## DATA BLOCK
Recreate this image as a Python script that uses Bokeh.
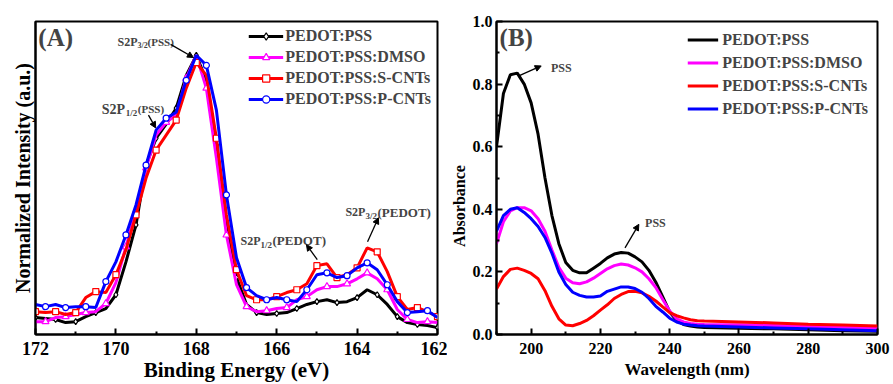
from bokeh.plotting import figure
from bokeh.layouts import row
from bokeh.models import (Range1d, FixedTicker, Legend, LegendItem, Label,
                          Arrow, NormalHead, PrintfTickFormatter)
from bokeh.embed import file_html
from bokeh.resources import INLINE

FONT = "Liberation Serif"

# ---------------- Panel (A): S2p XPS ----------------
energy = [172.00, 171.75, 171.50, 171.25, 171.00, 170.75, 170.50, 170.25,
          170.00, 169.75, 169.50, 169.25, 169.00, 168.75, 168.50, 168.25,
          168.00, 167.75, 167.50, 167.25, 167.00, 166.75, 166.50, 166.25,
          166.00, 165.75, 165.50, 165.25, 165.00, 164.75, 164.50, 164.25,
          164.00, 163.75, 163.50, 163.25, 163.00, 162.75, 162.50, 162.25,
          162.00]

xps_pss = [0.054, 0.051, 0.048, 0.038, 0.041, 0.057, 0.070, 0.083, 0.127,
           0.232, 0.350, 0.541, 0.627, 0.672, 0.723, 0.828, 0.892, 0.812,
           0.605, 0.360, 0.182, 0.096, 0.070, 0.064, 0.067, 0.070, 0.083,
           0.096, 0.105, 0.111, 0.102, 0.105, 0.118, 0.143, 0.127, 0.096,
           0.057, 0.038, 0.032, 0.029, 0.022]
xps_dmso = [0.041, 0.041, 0.054, 0.057, 0.064, 0.070, 0.073, 0.099, 0.166,
            0.280, 0.398, 0.532, 0.637, 0.678, 0.701, 0.818, 0.892, 0.787,
            0.564, 0.318, 0.159, 0.089, 0.073, 0.076, 0.083, 0.086, 0.111,
            0.121, 0.143, 0.153, 0.153, 0.162, 0.178, 0.197, 0.178, 0.143,
            0.080, 0.048, 0.038, 0.041, 0.038]
xps_scnt = [0.073, 0.070, 0.073, 0.064, 0.070, 0.118, 0.137, 0.134, 0.191,
            0.271, 0.382, 0.500, 0.589, 0.637, 0.685, 0.787, 0.869, 0.828,
            0.627, 0.382, 0.207, 0.124, 0.111, 0.111, 0.121, 0.134, 0.143,
            0.162, 0.220, 0.226, 0.182, 0.191, 0.213, 0.277, 0.264, 0.201,
            0.121, 0.080, 0.086, 0.073, 0.057]
xps_pcnt = [0.096, 0.089, 0.096, 0.086, 0.089, 0.089, 0.086, 0.169, 0.232,
            0.318, 0.414, 0.541, 0.653, 0.691, 0.710, 0.812, 0.892, 0.860,
            0.717, 0.446, 0.245, 0.150, 0.124, 0.111, 0.118, 0.111, 0.105,
            0.143, 0.191, 0.197, 0.182, 0.188, 0.213, 0.229, 0.207, 0.159,
            0.105, 0.070, 0.073, 0.076, 0.054]

names = ["PEDOT:PSS", "PEDOT:PSS:DMSO", "PEDOT:PSS:S-CNTs", "PEDOT:PSS:P-CNTs"]
colors = ["black", "#ff00ff", "red", "blue"]
markers = ["diamond", "triangle", "square", "circle"]

xps_ticks = [172, 170, 168, 166, 164, 162]
xps_minor = [171, 169, 167, 165, 163]

# ---------------- Panel (B): UV-vis ----------------
wl = [190, 192, 194, 196, 198, 200, 202, 204, 206, 208, 210, 212, 214, 216,
      218, 220, 222, 224, 226, 228, 230, 232, 234, 236, 238, 240, 242, 244,
      246, 248, 250, 260, 270, 280, 290, 300]
abs_pss = [0.60, 0.77, 0.83, 0.835, 0.80, 0.74, 0.64, 0.50, 0.38, 0.29, 0.23,
           0.205, 0.197, 0.197, 0.212, 0.227, 0.245, 0.257, 0.262, 0.26,
           0.248, 0.232, 0.205, 0.167, 0.12, 0.072, 0.045, 0.032, 0.027,
           0.024, 0.022, 0.020, 0.018, 0.015, 0.012, 0.010]
abs_dmso = [0.29, 0.36, 0.395, 0.405, 0.405, 0.395, 0.37, 0.33, 0.27, 0.215,
            0.18, 0.165, 0.162, 0.168, 0.18, 0.195, 0.21, 0.22, 0.225, 0.222,
            0.213, 0.20, 0.178, 0.15, 0.112, 0.075, 0.05, 0.04, 0.035, 0.033,
            0.032, 0.031, 0.029, 0.026, 0.023, 0.021]
abs_scnt = [0.145, 0.185, 0.208, 0.212, 0.205, 0.195, 0.178, 0.14, 0.09, 0.05,
            0.03, 0.028, 0.035, 0.045, 0.06, 0.078, 0.095, 0.115, 0.128,
            0.137, 0.138, 0.133, 0.122, 0.107, 0.088, 0.07, 0.06, 0.053,
            0.047, 0.044, 0.043, 0.04, 0.037, 0.033, 0.03, 0.027]
abs_pcnt = [0.33, 0.38, 0.40, 0.405, 0.39, 0.37, 0.345, 0.31, 0.26, 0.20,
            0.16, 0.135, 0.125, 0.12, 0.12, 0.123, 0.138, 0.145, 0.152, 0.152,
            0.147, 0.135, 0.115, 0.09, 0.072, 0.052, 0.04, 0.033, 0.03, 0.028,
            0.027, 0.024, 0.021, 0.018, 0.015, 0.012]

uv_xticks = [200, 220, 240, 260, 280, 300]
uv_xminor = [190, 210, 230, 250, 270, 290]
uv_yticks = [0.0, 0.2, 0.4, 0.6, 0.8, 1.0]
uv_yminor = [0.1, 0.3, 0.5, 0.7, 0.9]


def style_axis(ax, size_lbl, size_title):
    ax.axis_line_width = 2
    ax.major_tick_in = 6
    ax.major_tick_out = 0
    ax.minor_tick_in = 3
    ax.minor_tick_out = 0
    ax.major_tick_line_width = 2
    ax.minor_tick_line_width = 2
    ax.major_label_text_font = FONT
    ax.major_label_text_font_style = "bold"
    ax.major_label_text_font_size = size_lbl
    ax.axis_label_text_font = FONT
    ax.axis_label_text_font_style = "bold"
    ax.axis_label_text_font_size = size_title
    ax.major_label_text_color = "black"
    ax.axis_label_text_color = "black"


def sub_label(p, x, y, main, sub, tail, w_main, w_sub, fs_main, fs_sub, fs_tail):
    p.add_layout(Label(x=x, y=y, text=main, text_font=FONT, text_font_style="bold",
                       text_font_size=fs_main, text_baseline="alphabetic"))
    p.add_layout(Label(x=x, y=y, x_offset=w_main, y_offset=-4, text=sub,
                       text_font=FONT, text_font_style="bold",
                       text_font_size=fs_sub, text_baseline="alphabetic"))
    p.add_layout(Label(x=x, y=y, x_offset=w_main + w_sub, text=tail,
                       text_font=FONT, text_font_style="bold",
                       text_font_size=fs_tail, text_baseline="alphabetic"))


# ---------------- figure A ----------------
pa = figure(width=447, height=384, output_backend="svg", toolbar_location=None,
            x_range=Range1d(172, 162), y_range=Range1d(0, 1),
            min_border_left=35, min_border_right=10, min_border_top=21,
            min_border_bottom=49)
pa.grid.visible = False
pa.outline_line_color = "black"
pa.outline_line_width = 2
pa.outline_line_alpha = 1

series_a = [xps_pss, xps_dmso, xps_scnt, xps_pcnt]
items = []
for k, (ys, c, m, n) in enumerate(zip(series_a, colors, markers, names)):
    lr = pa.line(energy, ys, line_color=c, line_width=3)
    idx = list(range(k % 2, len(energy), 2))
    sr = pa.scatter([energy[i] for i in idx], [ys[i] for i in idx], marker=m,
                    size=6 if m != "triangle" else 7, line_color=c,
                    fill_color="white", line_width=1.2)
    items.append(LegendItem(label=n, renderers=[lr, sr]))

leg_a = Legend(items=items, location="top_right", border_line_color=None,
               background_fill_alpha=0, label_text_font=FONT,
               label_text_font_style="bold", label_text_font_size="16px",
               glyph_width=35, glyph_height=18, label_height=18, spacing=3,
               padding=0, margin=6, label_standoff=2)
pa.add_layout(leg_a)

style_axis(pa.xaxis[0], "18px", "21px")
pa.xaxis.ticker = FixedTicker(ticks=xps_ticks, minor_ticks=xps_minor)
pa.xaxis.axis_label = "Binding Energy (eV)"
pa.xaxis.major_label_standoff = 7
pa.xaxis.axis_label_standoff = 0

style_axis(pa.yaxis[0], "18px", "20px")
pa.yaxis.ticker = FixedTicker(ticks=[])
pa.yaxis.axis_label = "Normalized Intensity (a.u.)"
pa.yaxis.axis_label_standoff = 2

pa.add_layout(Label(x=171.93, y=0.905, text="(A)", text_font=FONT,
                    text_font_style="bold", text_font_size="25px"))

sub_label(pa, 169.96, 0.935, "S2P", "3/2", "(PSS)", 20, 10, "12px", "8px", "11px")
sub_label(pa, 170.35, 0.72, "S2P", "1/2", "(PSS)", 24, 12, "14px", "9px", "11px")
sub_label(pa, 166.90, 0.30, "S2P", "1/2", "(PEDOT)", 20, 12, "12px", "9px", "13px")
sub_label(pa, 164.29, 0.39, "S2P", "3/2", "(PEDOT)", 20, 12, "12px", "9px", "13px")

arrow_a = [(168.64, 0.927, 168.07, 0.885),
           (169.19, 0.701, 169.01, 0.660),
           (164.99, 0.239, 165.26, 0.287),
           (163.74, 0.296, 163.47, 0.373)]
for x0, y0, x1, y1 in arrow_a:
    pa.add_layout(Arrow(x_start=x0, y_start=y0, x_end=x1, y_end=y1,
                        line_width=1.3, line_color="black",
                        end=NormalHead(size=6, fill_color="black", line_color="black")))

# ---------------- figure B ----------------
pb = figure(width=446, height=384, output_backend="svg", toolbar_location=None,
            x_range=Range1d(190, 300), y_range=Range1d(0, 1.0),
            min_border_left=45, min_border_right=16, min_border_top=18,
            min_border_bottom=48)
pb.grid.visible = False
pb.outline_line_color = "black"
pb.outline_line_width = 2
pb.outline_line_alpha = 1

series_b = [abs_pss, abs_dmso, abs_scnt, abs_pcnt]
items_b = []
for ys, c, n in zip(series_b, colors, names):
    r = pb.line(wl, ys, line_color=c, line_width=3)
    items_b.append(LegendItem(label=n, renderers=[r]))

leg_b = Legend(items=items_b, location="top_right", border_line_color=None,
               background_fill_alpha=0, label_text_font=FONT,
               label_text_font_style="bold", label_text_font_size="16px",
               glyph_width=31, glyph_height=19, label_height=19, spacing=4,
               padding=0, margin=9, label_standoff=4)
pb.add_layout(leg_b)

style_axis(pb.xaxis[0], "16px", "17px")
pb.xaxis.ticker = FixedTicker(ticks=uv_xticks, minor_ticks=uv_xminor)
pb.xaxis.axis_label = "Wavelength (nm)"
pb.xaxis.major_label_standoff = 8
pb.xaxis.axis_label_standoff = 3

style_axis(pb.yaxis[0], "16px", "16px")
pb.yaxis.ticker = FixedTicker(ticks=uv_yticks, minor_ticks=uv_yminor)
pb.yaxis.formatter = PrintfTickFormatter(format="%.1f")
pb.yaxis.axis_label = "Absorbance" + "\u00a0" * 14
pb.yaxis.major_label_standoff = 4
pb.yaxis.axis_label_standoff = 2

pb.add_layout(Label(x=190.9, y=0.905, text="(B)", text_font=FONT,
                    text_font_style="bold", text_font_size="25px"))
pb.add_layout(Label(x=205.7, y=0.83, text="PSS", text_font=FONT,
                    text_font_style="bold", text_font_size="12px"))
pb.add_layout(Label(x=232.9, y=0.335, text="PSS", text_font=FONT,
                    text_font_style="bold", text_font_size="12px"))
for x0, y0, x1, y1 in [(196.6, 0.827, 202.9, 0.858), (227.1, 0.277, 231.1, 0.352)]:
    pb.add_layout(Arrow(x_start=x0, y_start=y0, x_end=x1, y_end=y1,
                        line_width=1.3, line_color="black",
                        end=NormalHead(size=6, fill_color="black", line_color="black")))

layout = row(pa, pb)
open("out.html", "w").write(file_html(layout, INLINE))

## WHAT IS EXPECTED
Every line from the top of the material above through the line with "from bokeh.resources import INLINE" should be duplicated exactly, please; leave out the pictures.

## RESULT FOR THIS TASK
Recreate this image as a Python script that uses Bokeh.
from bokeh.plotting import figure
from bokeh.layouts import row
from bokeh.models import (Range1d, FixedTicker, Legend, LegendItem, Label,
                          Arrow, NormalHead, PrintfTickFormatter)
from bokeh.embed import file_html
from bokeh.resources import INLINE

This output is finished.